:: Records provided ::
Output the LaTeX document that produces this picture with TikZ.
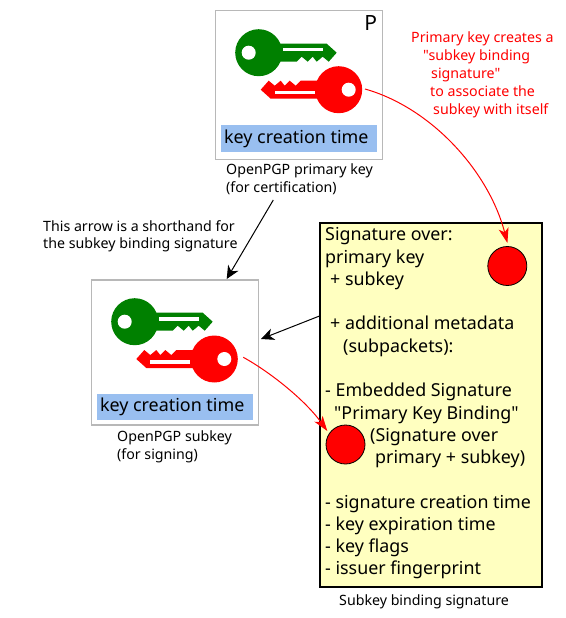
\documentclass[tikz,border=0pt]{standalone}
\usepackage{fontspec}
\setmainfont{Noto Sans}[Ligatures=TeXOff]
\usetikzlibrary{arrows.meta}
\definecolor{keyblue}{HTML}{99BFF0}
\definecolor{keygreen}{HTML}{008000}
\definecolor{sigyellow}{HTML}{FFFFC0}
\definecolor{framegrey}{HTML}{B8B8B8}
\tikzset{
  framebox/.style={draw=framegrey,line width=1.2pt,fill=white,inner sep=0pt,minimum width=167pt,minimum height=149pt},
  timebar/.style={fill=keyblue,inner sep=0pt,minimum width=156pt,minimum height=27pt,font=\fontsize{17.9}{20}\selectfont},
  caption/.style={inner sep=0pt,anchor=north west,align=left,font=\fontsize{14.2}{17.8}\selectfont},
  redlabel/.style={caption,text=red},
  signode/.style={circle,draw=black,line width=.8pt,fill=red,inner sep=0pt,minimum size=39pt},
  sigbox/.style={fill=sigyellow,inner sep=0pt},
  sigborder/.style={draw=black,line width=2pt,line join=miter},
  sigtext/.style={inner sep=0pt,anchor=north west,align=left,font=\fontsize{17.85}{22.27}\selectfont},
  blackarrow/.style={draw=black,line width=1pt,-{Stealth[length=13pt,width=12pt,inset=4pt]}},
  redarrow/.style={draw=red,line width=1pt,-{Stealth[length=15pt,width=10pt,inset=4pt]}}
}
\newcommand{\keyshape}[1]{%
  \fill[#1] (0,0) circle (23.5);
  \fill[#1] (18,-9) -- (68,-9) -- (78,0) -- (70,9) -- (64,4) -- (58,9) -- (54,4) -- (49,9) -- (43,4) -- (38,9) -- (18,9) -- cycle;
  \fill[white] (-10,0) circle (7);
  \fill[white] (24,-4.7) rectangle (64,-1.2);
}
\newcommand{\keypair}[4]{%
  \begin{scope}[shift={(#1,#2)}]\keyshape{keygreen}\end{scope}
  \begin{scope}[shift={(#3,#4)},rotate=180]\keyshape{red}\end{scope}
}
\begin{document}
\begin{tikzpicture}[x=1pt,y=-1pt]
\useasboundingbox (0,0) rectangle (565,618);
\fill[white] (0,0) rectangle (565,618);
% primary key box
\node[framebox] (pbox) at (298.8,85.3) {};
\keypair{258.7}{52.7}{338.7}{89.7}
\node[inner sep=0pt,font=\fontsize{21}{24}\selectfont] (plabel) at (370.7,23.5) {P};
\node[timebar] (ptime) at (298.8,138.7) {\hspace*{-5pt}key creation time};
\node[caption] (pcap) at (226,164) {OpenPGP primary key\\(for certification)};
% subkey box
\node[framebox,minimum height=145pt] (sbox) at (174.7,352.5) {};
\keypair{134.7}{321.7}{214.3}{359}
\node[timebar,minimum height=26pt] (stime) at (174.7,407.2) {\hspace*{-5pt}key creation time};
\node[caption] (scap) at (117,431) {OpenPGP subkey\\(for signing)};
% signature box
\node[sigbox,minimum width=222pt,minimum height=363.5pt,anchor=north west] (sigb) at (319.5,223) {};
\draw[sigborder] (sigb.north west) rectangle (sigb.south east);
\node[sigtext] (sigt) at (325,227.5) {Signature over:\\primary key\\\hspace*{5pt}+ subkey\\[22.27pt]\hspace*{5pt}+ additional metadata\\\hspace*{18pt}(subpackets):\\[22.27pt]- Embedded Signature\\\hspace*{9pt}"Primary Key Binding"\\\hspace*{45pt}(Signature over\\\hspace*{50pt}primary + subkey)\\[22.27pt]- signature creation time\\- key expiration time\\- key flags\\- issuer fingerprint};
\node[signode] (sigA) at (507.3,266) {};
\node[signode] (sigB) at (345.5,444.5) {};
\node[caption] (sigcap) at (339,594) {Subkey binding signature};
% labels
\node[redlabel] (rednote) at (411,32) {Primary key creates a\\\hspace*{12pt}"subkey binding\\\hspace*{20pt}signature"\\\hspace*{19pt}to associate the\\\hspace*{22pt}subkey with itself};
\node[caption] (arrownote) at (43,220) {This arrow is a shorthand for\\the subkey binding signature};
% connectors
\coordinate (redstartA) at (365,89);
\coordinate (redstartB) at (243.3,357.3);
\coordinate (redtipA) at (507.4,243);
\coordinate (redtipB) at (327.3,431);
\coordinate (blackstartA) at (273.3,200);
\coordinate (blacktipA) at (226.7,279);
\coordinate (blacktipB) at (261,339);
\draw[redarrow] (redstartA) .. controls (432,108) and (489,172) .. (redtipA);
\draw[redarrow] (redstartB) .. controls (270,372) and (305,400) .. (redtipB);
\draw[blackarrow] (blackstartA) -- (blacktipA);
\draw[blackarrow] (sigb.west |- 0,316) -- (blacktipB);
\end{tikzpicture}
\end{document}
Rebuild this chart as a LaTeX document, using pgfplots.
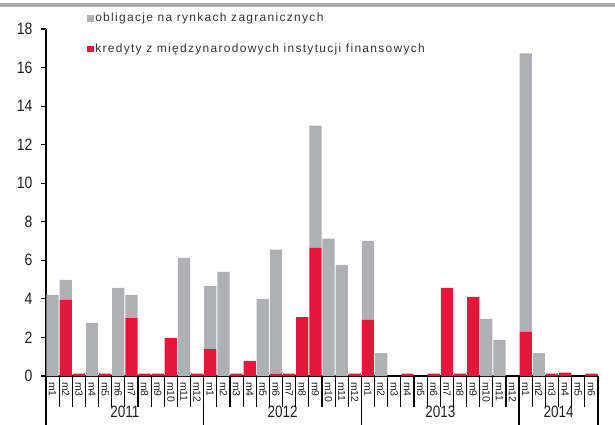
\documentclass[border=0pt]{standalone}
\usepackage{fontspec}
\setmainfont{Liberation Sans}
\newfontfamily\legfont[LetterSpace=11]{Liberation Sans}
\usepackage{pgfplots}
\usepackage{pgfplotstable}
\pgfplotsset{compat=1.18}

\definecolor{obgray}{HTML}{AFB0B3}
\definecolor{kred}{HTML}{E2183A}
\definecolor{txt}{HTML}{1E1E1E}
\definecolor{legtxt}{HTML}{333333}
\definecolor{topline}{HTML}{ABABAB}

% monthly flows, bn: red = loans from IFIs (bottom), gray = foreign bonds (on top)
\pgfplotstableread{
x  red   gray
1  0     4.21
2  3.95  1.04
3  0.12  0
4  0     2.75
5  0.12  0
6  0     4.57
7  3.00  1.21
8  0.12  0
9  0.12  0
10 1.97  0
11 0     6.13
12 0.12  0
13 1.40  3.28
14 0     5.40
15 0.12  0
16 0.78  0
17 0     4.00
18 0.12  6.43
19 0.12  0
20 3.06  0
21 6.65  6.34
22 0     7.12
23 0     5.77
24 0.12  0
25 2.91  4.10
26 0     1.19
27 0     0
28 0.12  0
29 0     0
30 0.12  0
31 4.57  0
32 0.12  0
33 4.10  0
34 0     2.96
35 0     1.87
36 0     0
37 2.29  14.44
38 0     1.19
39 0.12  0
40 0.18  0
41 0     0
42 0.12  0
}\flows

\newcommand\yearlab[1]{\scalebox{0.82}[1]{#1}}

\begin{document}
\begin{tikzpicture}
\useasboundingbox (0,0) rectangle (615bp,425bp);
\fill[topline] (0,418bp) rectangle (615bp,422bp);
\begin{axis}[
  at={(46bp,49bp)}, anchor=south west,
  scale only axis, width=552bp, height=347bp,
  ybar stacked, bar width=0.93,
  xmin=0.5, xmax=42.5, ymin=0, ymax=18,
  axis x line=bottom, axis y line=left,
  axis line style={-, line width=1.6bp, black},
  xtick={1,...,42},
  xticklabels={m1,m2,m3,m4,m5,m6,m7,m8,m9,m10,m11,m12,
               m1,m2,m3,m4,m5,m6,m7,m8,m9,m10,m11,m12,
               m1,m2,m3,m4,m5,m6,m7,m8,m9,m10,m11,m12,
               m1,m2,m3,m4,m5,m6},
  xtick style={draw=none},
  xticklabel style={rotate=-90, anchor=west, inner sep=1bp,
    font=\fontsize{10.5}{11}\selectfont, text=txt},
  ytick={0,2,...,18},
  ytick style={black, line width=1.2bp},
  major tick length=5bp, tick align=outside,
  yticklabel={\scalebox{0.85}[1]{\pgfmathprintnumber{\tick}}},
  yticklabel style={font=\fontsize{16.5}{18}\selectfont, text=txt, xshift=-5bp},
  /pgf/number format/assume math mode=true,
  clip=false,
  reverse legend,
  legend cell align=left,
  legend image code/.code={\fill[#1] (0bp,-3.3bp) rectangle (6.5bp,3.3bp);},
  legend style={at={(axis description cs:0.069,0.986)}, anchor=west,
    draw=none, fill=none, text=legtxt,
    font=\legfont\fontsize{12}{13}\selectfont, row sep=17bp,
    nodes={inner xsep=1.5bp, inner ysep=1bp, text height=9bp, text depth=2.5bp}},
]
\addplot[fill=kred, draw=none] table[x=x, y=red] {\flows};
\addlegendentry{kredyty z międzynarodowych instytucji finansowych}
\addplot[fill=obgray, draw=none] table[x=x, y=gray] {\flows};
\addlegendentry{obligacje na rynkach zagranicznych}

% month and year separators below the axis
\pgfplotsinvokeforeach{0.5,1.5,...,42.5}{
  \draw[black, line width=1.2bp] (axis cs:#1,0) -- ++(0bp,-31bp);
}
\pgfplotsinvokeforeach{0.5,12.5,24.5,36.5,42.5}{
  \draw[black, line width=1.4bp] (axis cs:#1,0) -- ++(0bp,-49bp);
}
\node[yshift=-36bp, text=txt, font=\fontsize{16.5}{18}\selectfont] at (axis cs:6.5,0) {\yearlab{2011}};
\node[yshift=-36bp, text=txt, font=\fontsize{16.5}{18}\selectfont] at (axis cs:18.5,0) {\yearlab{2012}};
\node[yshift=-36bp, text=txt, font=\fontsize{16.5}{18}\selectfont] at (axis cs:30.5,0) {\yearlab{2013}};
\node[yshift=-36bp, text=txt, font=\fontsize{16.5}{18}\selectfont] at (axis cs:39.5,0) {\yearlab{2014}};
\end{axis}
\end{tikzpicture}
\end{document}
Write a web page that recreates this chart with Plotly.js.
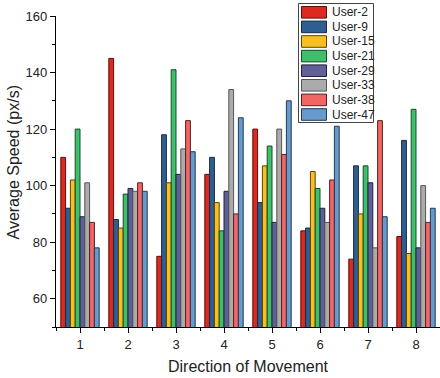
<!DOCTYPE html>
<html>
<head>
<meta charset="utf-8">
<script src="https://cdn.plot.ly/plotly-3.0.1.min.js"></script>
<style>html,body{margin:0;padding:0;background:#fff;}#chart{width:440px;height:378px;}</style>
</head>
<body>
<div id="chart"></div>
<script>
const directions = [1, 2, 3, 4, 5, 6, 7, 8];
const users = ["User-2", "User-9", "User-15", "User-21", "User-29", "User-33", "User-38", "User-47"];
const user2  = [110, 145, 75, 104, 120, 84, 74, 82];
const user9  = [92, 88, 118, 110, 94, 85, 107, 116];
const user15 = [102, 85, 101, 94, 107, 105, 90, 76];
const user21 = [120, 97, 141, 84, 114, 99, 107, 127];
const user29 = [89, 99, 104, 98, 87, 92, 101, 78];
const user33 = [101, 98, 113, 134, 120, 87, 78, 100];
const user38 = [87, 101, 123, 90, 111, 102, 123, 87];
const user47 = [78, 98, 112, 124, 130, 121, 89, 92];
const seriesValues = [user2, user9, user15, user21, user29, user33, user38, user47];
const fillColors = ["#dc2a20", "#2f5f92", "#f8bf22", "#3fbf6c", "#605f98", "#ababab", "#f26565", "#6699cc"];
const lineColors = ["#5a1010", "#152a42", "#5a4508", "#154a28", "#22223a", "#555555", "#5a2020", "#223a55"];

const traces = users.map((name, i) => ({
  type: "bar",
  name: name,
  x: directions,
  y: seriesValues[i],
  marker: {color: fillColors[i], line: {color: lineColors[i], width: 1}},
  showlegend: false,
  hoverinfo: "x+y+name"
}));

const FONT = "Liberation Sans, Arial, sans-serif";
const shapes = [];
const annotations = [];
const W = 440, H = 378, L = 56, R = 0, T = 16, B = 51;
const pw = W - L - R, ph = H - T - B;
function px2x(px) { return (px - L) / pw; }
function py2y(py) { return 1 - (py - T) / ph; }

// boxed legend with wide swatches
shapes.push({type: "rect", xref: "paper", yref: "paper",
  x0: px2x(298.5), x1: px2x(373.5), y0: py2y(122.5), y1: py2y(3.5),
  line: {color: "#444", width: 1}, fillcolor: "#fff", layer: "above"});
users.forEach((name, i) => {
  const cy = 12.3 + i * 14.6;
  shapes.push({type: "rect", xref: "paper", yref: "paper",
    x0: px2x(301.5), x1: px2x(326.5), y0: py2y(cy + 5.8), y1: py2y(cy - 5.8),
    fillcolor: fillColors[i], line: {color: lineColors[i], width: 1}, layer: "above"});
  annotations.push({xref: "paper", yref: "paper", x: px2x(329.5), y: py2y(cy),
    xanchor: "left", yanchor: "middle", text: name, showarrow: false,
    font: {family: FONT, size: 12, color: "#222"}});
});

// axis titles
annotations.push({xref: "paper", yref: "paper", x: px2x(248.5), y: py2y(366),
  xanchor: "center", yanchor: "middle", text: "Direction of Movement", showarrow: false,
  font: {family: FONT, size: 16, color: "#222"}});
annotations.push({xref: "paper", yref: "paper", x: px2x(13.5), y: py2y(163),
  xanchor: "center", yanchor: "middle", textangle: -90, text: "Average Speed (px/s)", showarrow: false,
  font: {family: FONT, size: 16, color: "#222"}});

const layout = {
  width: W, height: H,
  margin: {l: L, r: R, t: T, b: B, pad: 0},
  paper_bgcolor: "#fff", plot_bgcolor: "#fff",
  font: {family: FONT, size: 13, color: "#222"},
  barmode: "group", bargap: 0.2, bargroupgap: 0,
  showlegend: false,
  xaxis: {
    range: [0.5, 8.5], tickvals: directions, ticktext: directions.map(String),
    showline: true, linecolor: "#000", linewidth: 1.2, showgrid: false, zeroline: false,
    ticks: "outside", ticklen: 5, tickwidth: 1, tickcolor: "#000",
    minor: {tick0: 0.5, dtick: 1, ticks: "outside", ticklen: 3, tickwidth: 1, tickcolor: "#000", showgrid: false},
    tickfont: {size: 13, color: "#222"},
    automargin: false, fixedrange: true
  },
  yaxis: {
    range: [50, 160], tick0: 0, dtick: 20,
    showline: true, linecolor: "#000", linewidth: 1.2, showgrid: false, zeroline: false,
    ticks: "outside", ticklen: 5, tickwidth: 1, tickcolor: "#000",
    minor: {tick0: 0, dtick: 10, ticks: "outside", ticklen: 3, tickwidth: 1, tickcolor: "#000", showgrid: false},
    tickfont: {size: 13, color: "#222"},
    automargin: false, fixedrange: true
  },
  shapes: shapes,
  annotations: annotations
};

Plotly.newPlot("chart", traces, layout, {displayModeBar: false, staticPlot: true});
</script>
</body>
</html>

:: Task goal ::
Above this task is a listing with pictures in it. Retype only the lines from the one containing "Write a web" through the one containing "return 1 - (py", both included, and not the pictures.

:: Answer to this problem ::
Write a web page that recreates this chart with Plotly.js.
<!DOCTYPE html>
<html>
<head>
<meta charset="utf-8">
<script src="https://cdn.plot.ly/plotly-3.0.1.min.js"></script>
<style>html,body{margin:0;padding:0;background:#fff;}#chart{width:440px;height:378px;}</style>
</head>
<body>
<div id="chart"></div>
<script>
const directions = [1, 2, 3, 4, 5, 6, 7, 8];
const users = ["User-2", "User-9", "User-15", "User-21", "User-29", "User-33", "User-38", "User-47"];
const user2  = [110, 145, 75, 104, 120, 84, 74, 82];
const user9  = [92, 88, 118, 110, 94, 85, 107, 116];
const user15 = [102, 85, 101, 94, 107, 105, 90, 76];
const user21 = [120, 97, 141, 84, 114, 99, 107, 127];
const user29 = [89, 99, 104, 98, 87, 92, 101, 78];
const user33 = [101, 98, 113, 134, 120, 87, 78, 100];
const user38 = [87, 101, 123, 90, 111, 102, 123, 87];
const user47 = [78, 98, 112, 124, 130, 121, 89, 92];
const seriesValues = [user2, user9, user15, user21, user29, user33, user38, user47];
const fillColors = ["#dc2a20", "#2f5f92", "#f8bf22", "#3fbf6c", "#605f98", "#ababab", "#f26565", "#6699cc"];
const lineColors = ["#5a1010", "#152a42", "#5a4508", "#154a28", "#22223a", "#555555", "#5a2020", "#223a55"];

const traces = users.map((name, i) => ({
  type: "bar",
  name: name,
  x: directions,
  y: seriesValues[i],
  marker: {color: fillColors[i], line: {color: lineColors[i], width: 1}},
  showlegend: false,
  hoverinfo: "x+y+name"
}));

const FONT = "Liberation Sans, Arial, sans-serif";
const shapes = [];
const annotations = [];
const W = 440, H = 378, L = 56, R = 0, T = 16, B = 51;
const pw = W - L - R, ph = H - T - B;
function px2x(px) { return (px - L) / pw; }
function py2y(py) { return 1 - (py - T) / ph; }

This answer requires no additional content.